[Entries taken from a collection]
::::
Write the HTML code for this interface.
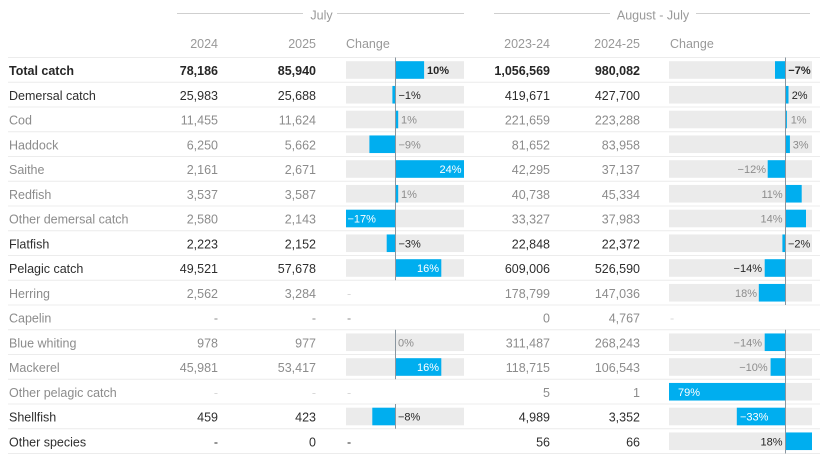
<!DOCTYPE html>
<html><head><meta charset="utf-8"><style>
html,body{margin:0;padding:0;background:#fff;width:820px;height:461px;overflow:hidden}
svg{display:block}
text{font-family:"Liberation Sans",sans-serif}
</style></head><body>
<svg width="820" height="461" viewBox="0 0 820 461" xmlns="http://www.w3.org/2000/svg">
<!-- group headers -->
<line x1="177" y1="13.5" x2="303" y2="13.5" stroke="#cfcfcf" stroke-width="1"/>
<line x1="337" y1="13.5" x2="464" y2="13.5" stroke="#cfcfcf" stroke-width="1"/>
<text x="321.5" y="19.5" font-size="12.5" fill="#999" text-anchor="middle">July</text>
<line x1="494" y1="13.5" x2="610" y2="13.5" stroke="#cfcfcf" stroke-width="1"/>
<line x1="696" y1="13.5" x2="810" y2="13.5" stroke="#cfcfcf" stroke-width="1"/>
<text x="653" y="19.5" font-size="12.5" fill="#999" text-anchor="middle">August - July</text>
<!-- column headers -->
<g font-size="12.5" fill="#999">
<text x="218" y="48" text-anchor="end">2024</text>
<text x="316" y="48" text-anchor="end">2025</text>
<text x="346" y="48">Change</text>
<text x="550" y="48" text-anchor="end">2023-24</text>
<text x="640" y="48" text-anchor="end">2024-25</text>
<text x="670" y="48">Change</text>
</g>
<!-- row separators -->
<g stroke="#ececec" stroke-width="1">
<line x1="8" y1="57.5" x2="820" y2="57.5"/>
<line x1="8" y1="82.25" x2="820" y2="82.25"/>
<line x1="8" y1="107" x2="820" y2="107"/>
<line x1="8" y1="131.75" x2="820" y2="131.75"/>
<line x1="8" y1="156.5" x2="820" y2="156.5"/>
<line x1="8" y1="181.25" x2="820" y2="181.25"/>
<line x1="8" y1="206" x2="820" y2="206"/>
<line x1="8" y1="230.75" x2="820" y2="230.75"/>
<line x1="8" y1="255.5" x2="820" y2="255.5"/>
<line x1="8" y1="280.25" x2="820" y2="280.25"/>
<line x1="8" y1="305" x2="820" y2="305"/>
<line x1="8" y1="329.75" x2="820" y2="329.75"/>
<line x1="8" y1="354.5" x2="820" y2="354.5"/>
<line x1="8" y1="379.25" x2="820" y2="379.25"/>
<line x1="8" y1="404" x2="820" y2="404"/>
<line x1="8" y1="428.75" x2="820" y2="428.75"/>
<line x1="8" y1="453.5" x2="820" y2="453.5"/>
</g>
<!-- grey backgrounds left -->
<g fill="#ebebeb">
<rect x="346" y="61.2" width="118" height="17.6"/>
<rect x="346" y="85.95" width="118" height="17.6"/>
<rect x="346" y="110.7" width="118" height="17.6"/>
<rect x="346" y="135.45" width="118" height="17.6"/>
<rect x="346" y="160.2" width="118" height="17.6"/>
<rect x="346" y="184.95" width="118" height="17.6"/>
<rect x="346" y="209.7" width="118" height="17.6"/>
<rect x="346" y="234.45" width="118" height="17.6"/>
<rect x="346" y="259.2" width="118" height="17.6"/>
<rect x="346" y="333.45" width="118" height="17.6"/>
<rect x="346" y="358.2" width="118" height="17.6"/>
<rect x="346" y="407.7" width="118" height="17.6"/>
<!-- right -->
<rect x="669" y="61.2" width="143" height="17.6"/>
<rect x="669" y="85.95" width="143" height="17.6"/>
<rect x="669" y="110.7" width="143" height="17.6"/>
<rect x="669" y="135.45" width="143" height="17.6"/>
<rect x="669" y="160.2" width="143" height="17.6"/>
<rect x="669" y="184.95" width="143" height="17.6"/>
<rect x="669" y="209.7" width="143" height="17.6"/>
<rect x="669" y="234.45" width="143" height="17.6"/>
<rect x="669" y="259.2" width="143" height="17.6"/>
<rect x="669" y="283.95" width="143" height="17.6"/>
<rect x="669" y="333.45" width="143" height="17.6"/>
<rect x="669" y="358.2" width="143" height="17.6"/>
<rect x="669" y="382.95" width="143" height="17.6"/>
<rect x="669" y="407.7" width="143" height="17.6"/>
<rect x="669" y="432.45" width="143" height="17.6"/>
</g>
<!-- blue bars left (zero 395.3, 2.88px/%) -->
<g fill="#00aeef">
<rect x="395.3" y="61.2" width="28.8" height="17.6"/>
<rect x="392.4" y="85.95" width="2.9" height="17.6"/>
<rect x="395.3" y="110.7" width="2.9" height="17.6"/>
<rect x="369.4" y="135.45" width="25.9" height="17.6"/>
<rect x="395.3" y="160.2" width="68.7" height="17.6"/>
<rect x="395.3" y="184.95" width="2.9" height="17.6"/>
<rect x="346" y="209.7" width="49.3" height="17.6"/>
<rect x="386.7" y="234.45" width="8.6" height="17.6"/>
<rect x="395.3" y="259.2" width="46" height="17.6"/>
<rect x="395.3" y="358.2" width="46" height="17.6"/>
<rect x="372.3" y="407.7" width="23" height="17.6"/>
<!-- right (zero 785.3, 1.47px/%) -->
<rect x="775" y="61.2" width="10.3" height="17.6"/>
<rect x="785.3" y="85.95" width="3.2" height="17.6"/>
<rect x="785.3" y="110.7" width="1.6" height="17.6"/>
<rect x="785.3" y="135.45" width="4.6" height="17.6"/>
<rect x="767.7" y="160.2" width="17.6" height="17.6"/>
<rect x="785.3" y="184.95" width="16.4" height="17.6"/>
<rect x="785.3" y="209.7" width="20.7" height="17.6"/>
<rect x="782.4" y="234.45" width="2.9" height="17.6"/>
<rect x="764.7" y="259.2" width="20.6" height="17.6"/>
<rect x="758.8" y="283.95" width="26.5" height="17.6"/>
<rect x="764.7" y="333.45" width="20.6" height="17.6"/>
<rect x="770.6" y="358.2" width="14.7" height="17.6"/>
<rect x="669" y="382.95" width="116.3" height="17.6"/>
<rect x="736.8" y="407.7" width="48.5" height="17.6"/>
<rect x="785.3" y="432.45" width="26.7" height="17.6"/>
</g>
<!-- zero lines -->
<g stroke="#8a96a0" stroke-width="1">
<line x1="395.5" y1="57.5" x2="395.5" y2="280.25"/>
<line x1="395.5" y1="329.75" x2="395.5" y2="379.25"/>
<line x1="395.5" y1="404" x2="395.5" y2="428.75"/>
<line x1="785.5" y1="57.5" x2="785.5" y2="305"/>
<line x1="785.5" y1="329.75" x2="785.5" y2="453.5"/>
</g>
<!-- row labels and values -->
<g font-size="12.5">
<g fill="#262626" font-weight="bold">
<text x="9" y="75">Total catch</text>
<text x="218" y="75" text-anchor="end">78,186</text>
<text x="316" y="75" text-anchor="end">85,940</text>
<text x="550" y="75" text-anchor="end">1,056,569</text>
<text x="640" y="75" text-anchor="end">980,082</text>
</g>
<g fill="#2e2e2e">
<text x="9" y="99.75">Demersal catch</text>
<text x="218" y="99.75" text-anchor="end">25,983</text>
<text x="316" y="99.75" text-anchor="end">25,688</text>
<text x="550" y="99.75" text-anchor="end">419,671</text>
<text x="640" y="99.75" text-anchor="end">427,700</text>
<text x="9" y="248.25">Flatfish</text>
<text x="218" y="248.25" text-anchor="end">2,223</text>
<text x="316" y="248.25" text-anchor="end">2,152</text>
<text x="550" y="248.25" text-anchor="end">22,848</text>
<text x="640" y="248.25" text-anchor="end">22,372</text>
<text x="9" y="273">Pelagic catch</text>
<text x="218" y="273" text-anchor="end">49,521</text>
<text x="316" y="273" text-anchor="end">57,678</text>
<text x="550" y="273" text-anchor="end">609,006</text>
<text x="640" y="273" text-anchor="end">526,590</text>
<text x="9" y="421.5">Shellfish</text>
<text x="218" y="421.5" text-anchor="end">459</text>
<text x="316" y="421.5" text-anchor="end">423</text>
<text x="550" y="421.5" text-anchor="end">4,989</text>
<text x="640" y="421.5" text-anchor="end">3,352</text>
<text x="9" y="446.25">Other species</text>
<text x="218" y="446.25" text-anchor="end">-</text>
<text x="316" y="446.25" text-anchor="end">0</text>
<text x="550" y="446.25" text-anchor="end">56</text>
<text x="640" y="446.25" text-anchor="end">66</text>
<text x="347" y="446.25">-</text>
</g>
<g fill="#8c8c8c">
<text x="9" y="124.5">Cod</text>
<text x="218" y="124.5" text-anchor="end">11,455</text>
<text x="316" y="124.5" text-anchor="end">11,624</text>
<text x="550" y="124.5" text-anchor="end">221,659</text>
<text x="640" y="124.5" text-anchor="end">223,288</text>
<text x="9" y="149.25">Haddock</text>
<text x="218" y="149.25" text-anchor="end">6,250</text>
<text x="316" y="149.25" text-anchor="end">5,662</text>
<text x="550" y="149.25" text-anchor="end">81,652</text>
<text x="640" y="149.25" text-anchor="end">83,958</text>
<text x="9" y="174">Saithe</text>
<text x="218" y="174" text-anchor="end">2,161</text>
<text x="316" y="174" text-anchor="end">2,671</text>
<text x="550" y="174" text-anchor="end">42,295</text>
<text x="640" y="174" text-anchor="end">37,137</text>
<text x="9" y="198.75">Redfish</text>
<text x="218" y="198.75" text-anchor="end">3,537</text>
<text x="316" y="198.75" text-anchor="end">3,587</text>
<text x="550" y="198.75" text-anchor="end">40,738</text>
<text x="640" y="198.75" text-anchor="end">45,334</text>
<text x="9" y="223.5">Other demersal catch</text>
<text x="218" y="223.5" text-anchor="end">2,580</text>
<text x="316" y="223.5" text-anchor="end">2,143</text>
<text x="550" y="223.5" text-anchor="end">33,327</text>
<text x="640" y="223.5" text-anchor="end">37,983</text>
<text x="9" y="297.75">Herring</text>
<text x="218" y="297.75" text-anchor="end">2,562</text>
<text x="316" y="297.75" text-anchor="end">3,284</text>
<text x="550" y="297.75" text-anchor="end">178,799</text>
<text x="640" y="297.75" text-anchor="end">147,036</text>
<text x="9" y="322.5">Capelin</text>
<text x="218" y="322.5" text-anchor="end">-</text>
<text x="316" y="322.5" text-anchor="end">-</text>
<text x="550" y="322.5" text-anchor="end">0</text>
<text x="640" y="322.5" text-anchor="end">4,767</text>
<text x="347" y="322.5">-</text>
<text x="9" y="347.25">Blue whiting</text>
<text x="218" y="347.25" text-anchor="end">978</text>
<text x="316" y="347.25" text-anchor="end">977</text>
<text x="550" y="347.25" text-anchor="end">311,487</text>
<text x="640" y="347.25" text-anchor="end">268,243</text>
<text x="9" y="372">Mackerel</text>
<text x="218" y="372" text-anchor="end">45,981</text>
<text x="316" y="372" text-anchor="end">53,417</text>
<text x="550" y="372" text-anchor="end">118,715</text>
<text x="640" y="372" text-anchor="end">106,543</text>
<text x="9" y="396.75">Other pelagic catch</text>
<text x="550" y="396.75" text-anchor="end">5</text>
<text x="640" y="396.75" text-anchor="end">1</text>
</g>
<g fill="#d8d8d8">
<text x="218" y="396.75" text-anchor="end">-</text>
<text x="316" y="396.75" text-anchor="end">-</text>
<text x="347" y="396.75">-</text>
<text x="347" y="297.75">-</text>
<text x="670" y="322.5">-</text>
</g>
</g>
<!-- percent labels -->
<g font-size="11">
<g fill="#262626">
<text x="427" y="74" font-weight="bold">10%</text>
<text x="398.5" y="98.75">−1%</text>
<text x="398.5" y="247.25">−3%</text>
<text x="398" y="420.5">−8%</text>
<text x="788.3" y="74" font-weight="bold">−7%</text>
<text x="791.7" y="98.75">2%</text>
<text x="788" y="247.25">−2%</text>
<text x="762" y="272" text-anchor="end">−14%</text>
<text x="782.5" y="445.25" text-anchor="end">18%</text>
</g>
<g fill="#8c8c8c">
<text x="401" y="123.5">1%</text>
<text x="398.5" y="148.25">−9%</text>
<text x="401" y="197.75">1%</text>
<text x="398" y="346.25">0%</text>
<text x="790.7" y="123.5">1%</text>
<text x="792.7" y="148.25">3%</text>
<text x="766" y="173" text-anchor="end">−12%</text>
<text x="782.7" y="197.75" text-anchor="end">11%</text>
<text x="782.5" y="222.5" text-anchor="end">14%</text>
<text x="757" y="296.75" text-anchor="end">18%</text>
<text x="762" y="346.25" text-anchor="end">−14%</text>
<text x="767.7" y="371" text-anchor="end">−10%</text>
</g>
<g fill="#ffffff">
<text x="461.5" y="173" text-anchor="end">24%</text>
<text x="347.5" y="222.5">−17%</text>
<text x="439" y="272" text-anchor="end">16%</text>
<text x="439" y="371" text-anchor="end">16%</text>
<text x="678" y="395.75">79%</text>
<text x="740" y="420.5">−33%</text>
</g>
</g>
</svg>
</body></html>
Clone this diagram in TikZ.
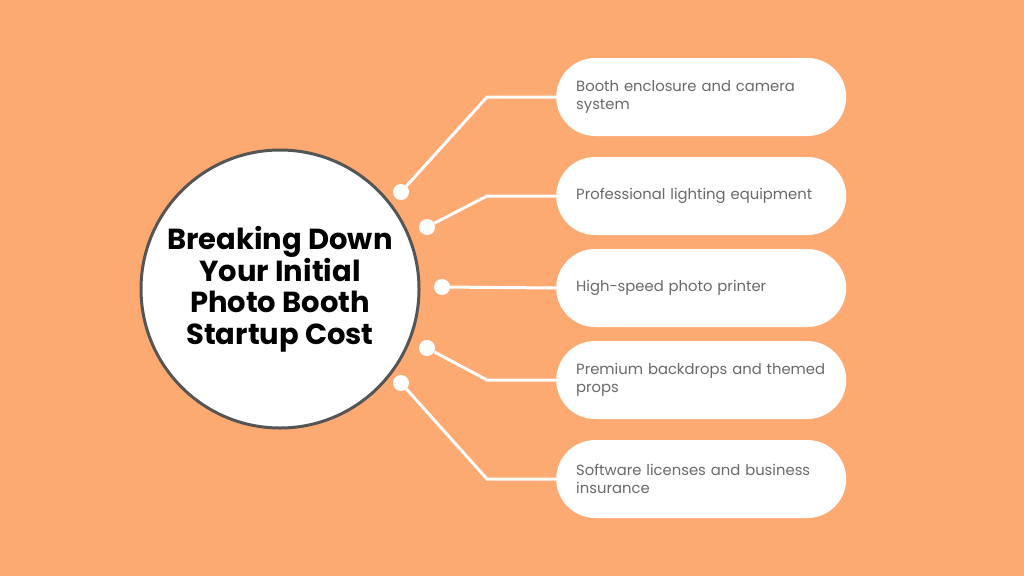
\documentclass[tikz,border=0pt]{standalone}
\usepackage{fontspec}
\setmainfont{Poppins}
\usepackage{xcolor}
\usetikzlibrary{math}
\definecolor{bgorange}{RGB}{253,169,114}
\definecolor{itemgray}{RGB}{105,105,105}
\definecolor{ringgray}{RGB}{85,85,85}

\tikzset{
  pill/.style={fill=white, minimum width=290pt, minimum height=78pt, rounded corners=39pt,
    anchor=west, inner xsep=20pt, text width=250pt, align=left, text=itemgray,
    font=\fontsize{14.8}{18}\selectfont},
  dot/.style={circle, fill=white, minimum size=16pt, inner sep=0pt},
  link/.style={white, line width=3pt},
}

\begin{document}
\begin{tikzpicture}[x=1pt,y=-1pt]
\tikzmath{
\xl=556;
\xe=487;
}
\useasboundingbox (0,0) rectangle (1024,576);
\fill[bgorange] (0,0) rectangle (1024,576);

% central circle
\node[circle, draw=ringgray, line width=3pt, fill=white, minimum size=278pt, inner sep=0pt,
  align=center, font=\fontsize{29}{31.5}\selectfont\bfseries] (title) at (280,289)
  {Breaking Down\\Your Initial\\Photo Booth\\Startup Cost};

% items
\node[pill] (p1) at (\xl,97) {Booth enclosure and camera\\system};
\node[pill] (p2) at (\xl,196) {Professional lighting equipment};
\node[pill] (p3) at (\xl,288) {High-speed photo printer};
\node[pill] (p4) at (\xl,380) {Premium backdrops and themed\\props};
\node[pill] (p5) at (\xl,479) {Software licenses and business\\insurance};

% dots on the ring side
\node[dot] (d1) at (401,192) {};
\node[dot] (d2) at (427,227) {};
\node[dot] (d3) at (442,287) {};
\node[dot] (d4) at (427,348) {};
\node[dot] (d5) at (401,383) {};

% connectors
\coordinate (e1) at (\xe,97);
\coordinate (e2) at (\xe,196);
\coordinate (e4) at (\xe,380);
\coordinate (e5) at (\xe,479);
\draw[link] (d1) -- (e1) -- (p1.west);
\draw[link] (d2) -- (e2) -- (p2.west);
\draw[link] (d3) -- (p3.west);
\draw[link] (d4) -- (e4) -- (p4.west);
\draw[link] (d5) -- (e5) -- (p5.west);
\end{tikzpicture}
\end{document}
::::
In the listing above, find the line containing "Clone this diagram in TikZ." and the line containing "(d5) at (401,383)", then write out both of them and every line between, exactly, with no pictures.

Clone this diagram in TikZ.
\documentclass[tikz,border=0pt]{standalone}
\usepackage{fontspec}
\setmainfont{Poppins}
\usepackage{xcolor}
\usetikzlibrary{math}
\definecolor{bgorange}{RGB}{253,169,114}
\definecolor{itemgray}{RGB}{105,105,105}
\definecolor{ringgray}{RGB}{85,85,85}

\tikzset{
  pill/.style={fill=white, minimum width=290pt, minimum height=78pt, rounded corners=39pt,
    anchor=west, inner xsep=20pt, text width=250pt, align=left, text=itemgray,
    font=\fontsize{14.8}{18}\selectfont},
  dot/.style={circle, fill=white, minimum size=16pt, inner sep=0pt},
  link/.style={white, line width=3pt},
}

\begin{document}
\begin{tikzpicture}[x=1pt,y=-1pt]
\tikzmath{
\xl=556;
\xe=487;
}
\useasboundingbox (0,0) rectangle (1024,576);
\fill[bgorange] (0,0) rectangle (1024,576);

% central circle
\node[circle, draw=ringgray, line width=3pt, fill=white, minimum size=278pt, inner sep=0pt,
  align=center, font=\fontsize{29}{31.5}\selectfont\bfseries] (title) at (280,289)
  {Breaking Down\\Your Initial\\Photo Booth\\Startup Cost};

% items
\node[pill] (p1) at (\xl,97) {Booth enclosure and camera\\system};
\node[pill] (p2) at (\xl,196) {Professional lighting equipment};
\node[pill] (p3) at (\xl,288) {High-speed photo printer};
\node[pill] (p4) at (\xl,380) {Premium backdrops and themed\\props};
\node[pill] (p5) at (\xl,479) {Software licenses and business\\insurance};

% dots on the ring side
\node[dot] (d1) at (401,192) {};
\node[dot] (d2) at (427,227) {};
\node[dot] (d3) at (442,287) {};
\node[dot] (d4) at (427,348) {};
\node[dot] (d5) at (401,383) {};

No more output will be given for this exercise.